→ **DATA PROVIDED**
○ ○ ○ ○ ○ ○ ○
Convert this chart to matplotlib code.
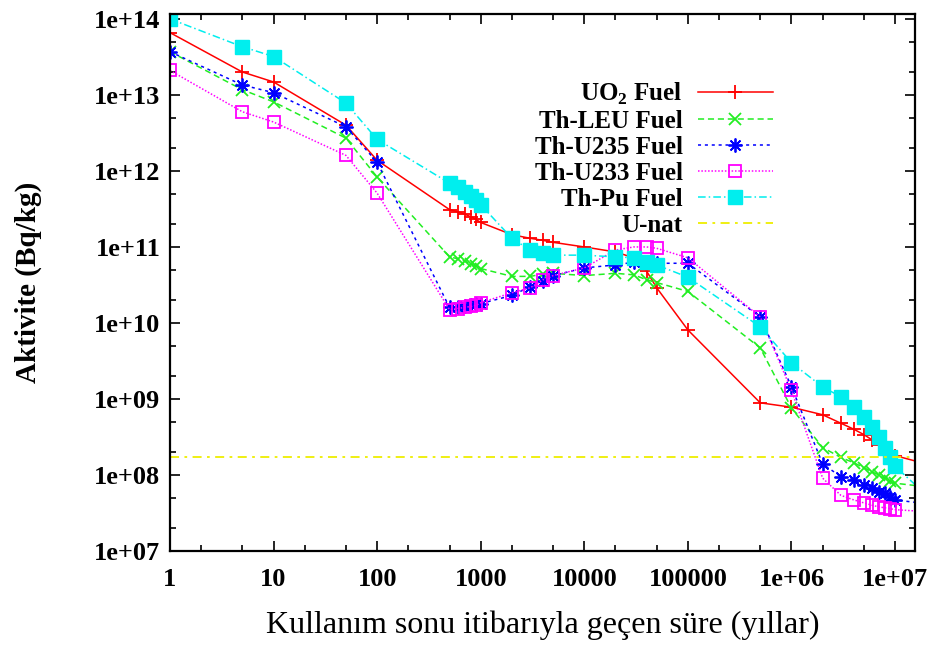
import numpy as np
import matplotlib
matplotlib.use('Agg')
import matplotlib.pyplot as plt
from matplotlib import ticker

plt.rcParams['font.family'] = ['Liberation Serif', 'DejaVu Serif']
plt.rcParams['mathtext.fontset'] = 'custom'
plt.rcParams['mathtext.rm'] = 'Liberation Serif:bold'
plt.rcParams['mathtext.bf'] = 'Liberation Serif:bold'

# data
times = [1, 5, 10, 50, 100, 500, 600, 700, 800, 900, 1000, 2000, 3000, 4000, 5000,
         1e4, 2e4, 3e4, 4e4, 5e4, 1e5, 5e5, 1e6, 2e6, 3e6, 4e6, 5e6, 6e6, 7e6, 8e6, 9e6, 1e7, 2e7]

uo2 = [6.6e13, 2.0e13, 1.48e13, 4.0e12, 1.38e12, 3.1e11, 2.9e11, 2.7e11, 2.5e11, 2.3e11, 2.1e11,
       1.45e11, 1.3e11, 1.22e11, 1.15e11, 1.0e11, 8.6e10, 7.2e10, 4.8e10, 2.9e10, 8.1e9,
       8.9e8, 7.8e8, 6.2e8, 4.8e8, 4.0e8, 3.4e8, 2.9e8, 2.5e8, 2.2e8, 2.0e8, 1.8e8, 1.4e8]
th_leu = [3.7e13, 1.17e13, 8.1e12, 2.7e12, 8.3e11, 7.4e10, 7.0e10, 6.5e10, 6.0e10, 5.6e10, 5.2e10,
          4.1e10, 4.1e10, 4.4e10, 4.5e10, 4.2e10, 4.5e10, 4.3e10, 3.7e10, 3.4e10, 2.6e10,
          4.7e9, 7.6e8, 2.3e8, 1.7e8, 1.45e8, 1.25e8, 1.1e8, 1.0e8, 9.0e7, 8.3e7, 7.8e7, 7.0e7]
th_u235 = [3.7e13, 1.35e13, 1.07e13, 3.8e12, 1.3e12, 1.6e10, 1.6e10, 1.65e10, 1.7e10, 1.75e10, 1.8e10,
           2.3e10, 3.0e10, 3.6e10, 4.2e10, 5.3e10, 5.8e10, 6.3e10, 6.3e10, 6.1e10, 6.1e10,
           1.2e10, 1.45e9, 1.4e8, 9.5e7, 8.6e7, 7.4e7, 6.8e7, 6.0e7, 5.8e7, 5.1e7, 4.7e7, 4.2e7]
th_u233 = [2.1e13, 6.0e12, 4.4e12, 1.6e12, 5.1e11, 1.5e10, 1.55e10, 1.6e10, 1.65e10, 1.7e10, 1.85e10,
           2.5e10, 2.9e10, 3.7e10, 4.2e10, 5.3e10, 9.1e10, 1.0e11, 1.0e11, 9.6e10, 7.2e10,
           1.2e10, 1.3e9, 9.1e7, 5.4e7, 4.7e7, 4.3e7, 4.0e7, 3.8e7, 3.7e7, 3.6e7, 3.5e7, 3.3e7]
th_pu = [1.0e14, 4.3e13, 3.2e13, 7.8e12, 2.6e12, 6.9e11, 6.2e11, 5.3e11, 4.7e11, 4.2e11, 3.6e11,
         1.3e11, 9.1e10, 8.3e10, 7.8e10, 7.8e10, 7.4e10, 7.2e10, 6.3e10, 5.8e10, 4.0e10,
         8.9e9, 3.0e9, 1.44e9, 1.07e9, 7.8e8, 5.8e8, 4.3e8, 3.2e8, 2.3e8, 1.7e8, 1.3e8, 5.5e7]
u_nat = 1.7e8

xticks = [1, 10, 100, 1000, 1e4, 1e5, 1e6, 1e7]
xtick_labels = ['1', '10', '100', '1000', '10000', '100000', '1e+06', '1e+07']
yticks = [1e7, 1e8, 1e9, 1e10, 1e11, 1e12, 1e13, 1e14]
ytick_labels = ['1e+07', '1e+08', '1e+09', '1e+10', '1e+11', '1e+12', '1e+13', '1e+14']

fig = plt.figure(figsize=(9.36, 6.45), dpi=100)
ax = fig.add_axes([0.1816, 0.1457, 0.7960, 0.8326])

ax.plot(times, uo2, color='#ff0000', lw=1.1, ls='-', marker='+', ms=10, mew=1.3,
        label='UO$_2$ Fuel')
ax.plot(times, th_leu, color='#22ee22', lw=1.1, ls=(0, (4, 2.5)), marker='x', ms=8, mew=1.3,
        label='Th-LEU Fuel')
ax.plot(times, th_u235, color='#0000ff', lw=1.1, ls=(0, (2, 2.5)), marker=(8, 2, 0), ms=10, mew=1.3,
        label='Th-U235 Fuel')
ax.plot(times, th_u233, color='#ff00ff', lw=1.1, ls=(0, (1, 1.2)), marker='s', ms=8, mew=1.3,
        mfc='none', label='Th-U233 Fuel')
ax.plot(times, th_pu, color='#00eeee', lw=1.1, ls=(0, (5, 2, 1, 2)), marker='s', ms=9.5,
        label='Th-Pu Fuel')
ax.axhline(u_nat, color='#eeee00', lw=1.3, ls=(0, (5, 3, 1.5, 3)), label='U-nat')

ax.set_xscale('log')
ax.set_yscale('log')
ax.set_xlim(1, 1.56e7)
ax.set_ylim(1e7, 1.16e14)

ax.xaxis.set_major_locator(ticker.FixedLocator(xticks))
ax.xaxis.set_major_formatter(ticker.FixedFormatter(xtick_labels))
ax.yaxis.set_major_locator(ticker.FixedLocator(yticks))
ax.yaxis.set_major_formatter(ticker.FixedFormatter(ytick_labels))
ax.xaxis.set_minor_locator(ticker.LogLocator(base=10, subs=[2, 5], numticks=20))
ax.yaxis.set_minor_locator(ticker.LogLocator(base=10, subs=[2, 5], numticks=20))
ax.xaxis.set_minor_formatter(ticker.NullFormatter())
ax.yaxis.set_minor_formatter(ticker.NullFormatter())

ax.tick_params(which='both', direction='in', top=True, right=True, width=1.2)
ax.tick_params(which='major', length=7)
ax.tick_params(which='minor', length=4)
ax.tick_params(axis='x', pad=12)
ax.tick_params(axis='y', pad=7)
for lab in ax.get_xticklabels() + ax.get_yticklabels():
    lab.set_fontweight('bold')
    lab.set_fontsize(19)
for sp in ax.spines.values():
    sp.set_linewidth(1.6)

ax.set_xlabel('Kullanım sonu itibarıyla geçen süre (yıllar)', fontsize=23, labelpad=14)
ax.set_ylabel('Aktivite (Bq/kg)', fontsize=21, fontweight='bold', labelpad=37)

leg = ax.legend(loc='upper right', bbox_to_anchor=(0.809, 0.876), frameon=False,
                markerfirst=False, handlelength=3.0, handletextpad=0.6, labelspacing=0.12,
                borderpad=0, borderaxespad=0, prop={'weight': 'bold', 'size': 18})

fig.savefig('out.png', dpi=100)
○ ○ ○ ○ ○ ○ ○
→ **DIRECTIONS**
Every line from the top of the material above through the line with "9e6, 1e7, 2e7]" should be duplicated exactly, please; leave out the pictures.

→ **REPLY**
Convert this chart to matplotlib code.
import numpy as np
import matplotlib
matplotlib.use('Agg')
import matplotlib.pyplot as plt
from matplotlib import ticker

plt.rcParams['font.family'] = ['Liberation Serif', 'DejaVu Serif']
plt.rcParams['mathtext.fontset'] = 'custom'
plt.rcParams['mathtext.rm'] = 'Liberation Serif:bold'
plt.rcParams['mathtext.bf'] = 'Liberation Serif:bold'

# data
times = [1, 5, 10, 50, 100, 500, 600, 700, 800, 900, 1000, 2000, 3000, 4000, 5000,
         1e4, 2e4, 3e4, 4e4, 5e4, 1e5, 5e5, 1e6, 2e6, 3e6, 4e6, 5e6, 6e6, 7e6, 8e6, 9e6, 1e7, 2e7]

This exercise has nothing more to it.